# Start of DATA SHOWN

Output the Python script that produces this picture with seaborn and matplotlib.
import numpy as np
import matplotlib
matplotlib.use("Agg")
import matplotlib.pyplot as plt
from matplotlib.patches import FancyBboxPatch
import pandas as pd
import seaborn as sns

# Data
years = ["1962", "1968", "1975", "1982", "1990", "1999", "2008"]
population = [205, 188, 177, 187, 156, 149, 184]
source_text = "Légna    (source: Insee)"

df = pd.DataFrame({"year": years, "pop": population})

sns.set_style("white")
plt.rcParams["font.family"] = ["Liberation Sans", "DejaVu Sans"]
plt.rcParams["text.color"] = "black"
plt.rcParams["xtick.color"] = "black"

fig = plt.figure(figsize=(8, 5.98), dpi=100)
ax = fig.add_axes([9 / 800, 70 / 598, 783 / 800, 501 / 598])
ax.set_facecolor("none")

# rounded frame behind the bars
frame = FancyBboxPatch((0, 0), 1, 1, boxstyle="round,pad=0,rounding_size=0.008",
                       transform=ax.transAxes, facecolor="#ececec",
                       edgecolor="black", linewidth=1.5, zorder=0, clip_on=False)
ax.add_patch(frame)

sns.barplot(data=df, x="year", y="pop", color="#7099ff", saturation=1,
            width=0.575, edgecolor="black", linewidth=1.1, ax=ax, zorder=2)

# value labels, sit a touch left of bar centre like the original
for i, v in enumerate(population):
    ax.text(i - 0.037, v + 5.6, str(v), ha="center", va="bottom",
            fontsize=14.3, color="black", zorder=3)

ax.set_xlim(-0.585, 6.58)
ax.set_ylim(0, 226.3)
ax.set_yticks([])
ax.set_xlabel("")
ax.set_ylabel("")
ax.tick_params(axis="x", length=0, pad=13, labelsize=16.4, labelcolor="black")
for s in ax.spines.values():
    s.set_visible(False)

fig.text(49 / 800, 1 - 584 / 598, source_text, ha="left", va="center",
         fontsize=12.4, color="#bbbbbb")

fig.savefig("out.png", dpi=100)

# End of DATA SHOWN
# Start of DATA SHOWN

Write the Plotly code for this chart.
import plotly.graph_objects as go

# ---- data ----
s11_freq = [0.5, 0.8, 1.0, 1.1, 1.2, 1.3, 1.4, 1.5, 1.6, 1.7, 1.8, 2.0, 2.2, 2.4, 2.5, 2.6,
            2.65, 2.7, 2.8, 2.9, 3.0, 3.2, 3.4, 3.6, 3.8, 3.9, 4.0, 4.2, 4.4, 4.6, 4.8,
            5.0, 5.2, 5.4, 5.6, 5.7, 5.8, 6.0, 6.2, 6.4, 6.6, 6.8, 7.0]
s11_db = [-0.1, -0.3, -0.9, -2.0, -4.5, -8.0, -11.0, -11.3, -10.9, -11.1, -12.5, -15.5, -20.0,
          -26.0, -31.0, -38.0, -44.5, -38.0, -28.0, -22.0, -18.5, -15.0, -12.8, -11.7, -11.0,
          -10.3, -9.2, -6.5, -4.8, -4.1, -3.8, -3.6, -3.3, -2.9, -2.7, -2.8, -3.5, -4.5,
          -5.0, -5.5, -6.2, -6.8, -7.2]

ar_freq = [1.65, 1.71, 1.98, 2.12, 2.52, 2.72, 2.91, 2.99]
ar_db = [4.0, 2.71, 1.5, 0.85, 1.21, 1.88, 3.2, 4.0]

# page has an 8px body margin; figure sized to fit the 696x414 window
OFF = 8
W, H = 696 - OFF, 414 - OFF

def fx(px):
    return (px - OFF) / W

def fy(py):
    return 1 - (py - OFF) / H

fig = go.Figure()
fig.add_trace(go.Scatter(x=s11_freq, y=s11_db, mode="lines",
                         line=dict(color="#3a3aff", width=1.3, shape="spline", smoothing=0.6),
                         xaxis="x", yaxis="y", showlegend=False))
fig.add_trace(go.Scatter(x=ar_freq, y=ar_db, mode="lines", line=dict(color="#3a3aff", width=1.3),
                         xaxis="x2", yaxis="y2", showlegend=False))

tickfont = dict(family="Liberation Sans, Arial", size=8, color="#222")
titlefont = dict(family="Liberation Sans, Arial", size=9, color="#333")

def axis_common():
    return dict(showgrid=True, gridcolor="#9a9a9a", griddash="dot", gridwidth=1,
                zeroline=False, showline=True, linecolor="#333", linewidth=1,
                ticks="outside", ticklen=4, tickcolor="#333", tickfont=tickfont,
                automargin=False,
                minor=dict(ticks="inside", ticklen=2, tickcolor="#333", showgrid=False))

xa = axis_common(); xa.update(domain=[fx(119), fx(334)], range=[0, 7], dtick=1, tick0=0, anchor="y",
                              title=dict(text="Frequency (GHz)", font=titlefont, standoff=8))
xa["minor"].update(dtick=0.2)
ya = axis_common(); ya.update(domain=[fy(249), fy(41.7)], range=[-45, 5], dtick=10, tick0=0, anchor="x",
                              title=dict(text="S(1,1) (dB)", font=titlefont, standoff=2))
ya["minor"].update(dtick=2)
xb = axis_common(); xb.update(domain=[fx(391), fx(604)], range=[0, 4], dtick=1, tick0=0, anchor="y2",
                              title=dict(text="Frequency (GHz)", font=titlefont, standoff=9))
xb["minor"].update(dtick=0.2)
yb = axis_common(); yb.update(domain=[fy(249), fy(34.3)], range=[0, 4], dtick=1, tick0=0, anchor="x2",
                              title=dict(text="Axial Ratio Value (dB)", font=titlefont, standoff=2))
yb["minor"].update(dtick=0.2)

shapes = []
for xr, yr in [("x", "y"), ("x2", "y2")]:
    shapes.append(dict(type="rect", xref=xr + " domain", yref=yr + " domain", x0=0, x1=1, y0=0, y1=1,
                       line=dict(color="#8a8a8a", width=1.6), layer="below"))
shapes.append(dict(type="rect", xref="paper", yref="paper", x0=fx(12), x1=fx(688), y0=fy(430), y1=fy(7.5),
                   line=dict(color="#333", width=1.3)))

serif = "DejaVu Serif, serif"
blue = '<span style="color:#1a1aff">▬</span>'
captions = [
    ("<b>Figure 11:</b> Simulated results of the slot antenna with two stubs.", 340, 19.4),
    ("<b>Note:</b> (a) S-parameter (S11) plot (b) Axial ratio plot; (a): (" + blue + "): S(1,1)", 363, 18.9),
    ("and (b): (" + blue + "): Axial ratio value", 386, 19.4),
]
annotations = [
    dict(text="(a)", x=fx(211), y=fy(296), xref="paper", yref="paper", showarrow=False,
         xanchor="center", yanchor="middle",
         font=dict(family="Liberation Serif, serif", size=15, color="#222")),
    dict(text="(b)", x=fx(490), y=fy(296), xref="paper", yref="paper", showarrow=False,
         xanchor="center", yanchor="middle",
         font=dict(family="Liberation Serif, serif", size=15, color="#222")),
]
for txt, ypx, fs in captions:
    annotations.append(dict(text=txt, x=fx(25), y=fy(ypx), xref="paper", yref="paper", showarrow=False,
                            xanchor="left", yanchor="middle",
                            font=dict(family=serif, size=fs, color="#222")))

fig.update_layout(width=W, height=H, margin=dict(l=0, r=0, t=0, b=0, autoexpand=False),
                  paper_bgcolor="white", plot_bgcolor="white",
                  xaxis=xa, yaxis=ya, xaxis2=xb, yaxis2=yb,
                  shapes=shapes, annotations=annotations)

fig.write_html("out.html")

# End of DATA SHOWN
# Start of DATA SHOWN

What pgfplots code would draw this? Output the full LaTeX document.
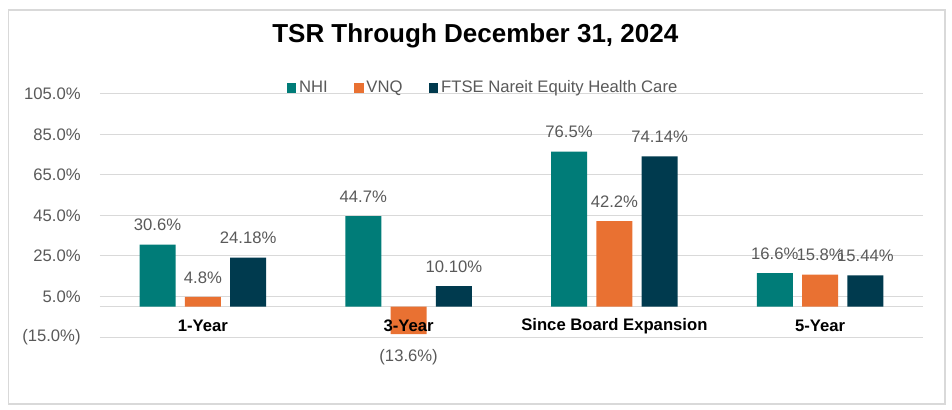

# End of DATA SHOWN

Repeat word for word the lines from the line containing "Output the Python" to the line containing "linewidth=1.1, ax=ax, zorder=2)", both lines included; nothing else should appear.

Output the Python script that produces this picture with seaborn and matplotlib.
import numpy as np
import matplotlib
matplotlib.use("Agg")
import matplotlib.pyplot as plt
from matplotlib.patches import FancyBboxPatch
import pandas as pd
import seaborn as sns

# Data
years = ["1962", "1968", "1975", "1982", "1990", "1999", "2008"]
population = [205, 188, 177, 187, 156, 149, 184]
source_text = "Légna    (source: Insee)"

df = pd.DataFrame({"year": years, "pop": population})

sns.set_style("white")
plt.rcParams["font.family"] = ["Liberation Sans", "DejaVu Sans"]
plt.rcParams["text.color"] = "black"
plt.rcParams["xtick.color"] = "black"

fig = plt.figure(figsize=(8, 5.98), dpi=100)
ax = fig.add_axes([9 / 800, 70 / 598, 783 / 800, 501 / 598])
ax.set_facecolor("none")

# rounded frame behind the bars
frame = FancyBboxPatch((0, 0), 1, 1, boxstyle="round,pad=0,rounding_size=0.008",
                       transform=ax.transAxes, facecolor="#ececec",
                       edgecolor="black", linewidth=1.5, zorder=0, clip_on=False)
ax.add_patch(frame)

sns.barplot(data=df, x="year", y="pop", color="#7099ff", saturation=1,
            width=0.575, edgecolor="black", linewidth=1.1, ax=ax, zorder=2)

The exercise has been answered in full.